TN Application for Management Consultant Approved Despite Prior Denial and Petitioner’s Engagement of Consultant as an Employee Rather than as an Independent Contractor.

The TN petitioner in this case was involved in the commodities, equity, credit and derivatives financial products business. The petitioner required a consultant to improve the flow of financial, market and accounting data from the company’s front-office systems to its multiple risk and reporting systems and to advise on the development of models, methods and processes for accurate and efficient analysis and review of non-standard trades. The petition sought the consulting services of the TN applicant, an industry professional with significant experience in financial, market and accounting data analysis and reporting for derivatives trades and transactions.

However, due to its internal policy constraints, the petitioner could not hire the TN applicant as an independent contractor. The petitioner instead intended to hire the TN applicant as an employee. When the applicant presented the TN application at the border, CBP denied the application contending that because the petitioner intended to hire the applicant as an employee the applicant did not qualify under the Management Consultant category.

The petitioner then retained our firm to rehabilitate the case. In re-presenting this case at the border, we contended that pursuant to the NAFTA Handbook, the petitioner may hire the TN applicant as an employee under the Management Consultant TN category because the consulting position offered was a temporary assignment that did not exist within the normal operational or personnel framework of the company.

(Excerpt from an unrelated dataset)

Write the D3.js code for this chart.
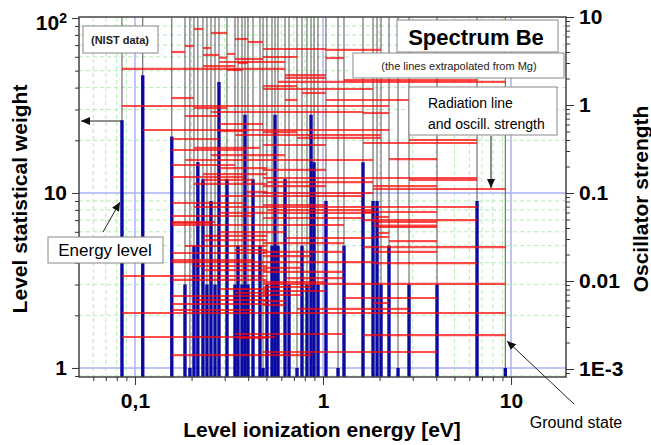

The NAFTA Handbook provides that “Management consultants are usually independent contractors or employees of consulting firms under contracts to U.S. entities. They may be salaried employees of the U.S. entities to which they are providing services only when they are not assuming existing positions or filling newly created positions. As a salaried employee of such an U.S. entity, they may only fill supernumerary temporary positions.” NAFTA Handbook, Section 5, INS Manuals 46.

Although the applicant would be a salaried employee, his position was temporary and supernumerary and he would not be assuming an existing position or filling a newly created position. Based on this argument, CBP approved the revised TN application.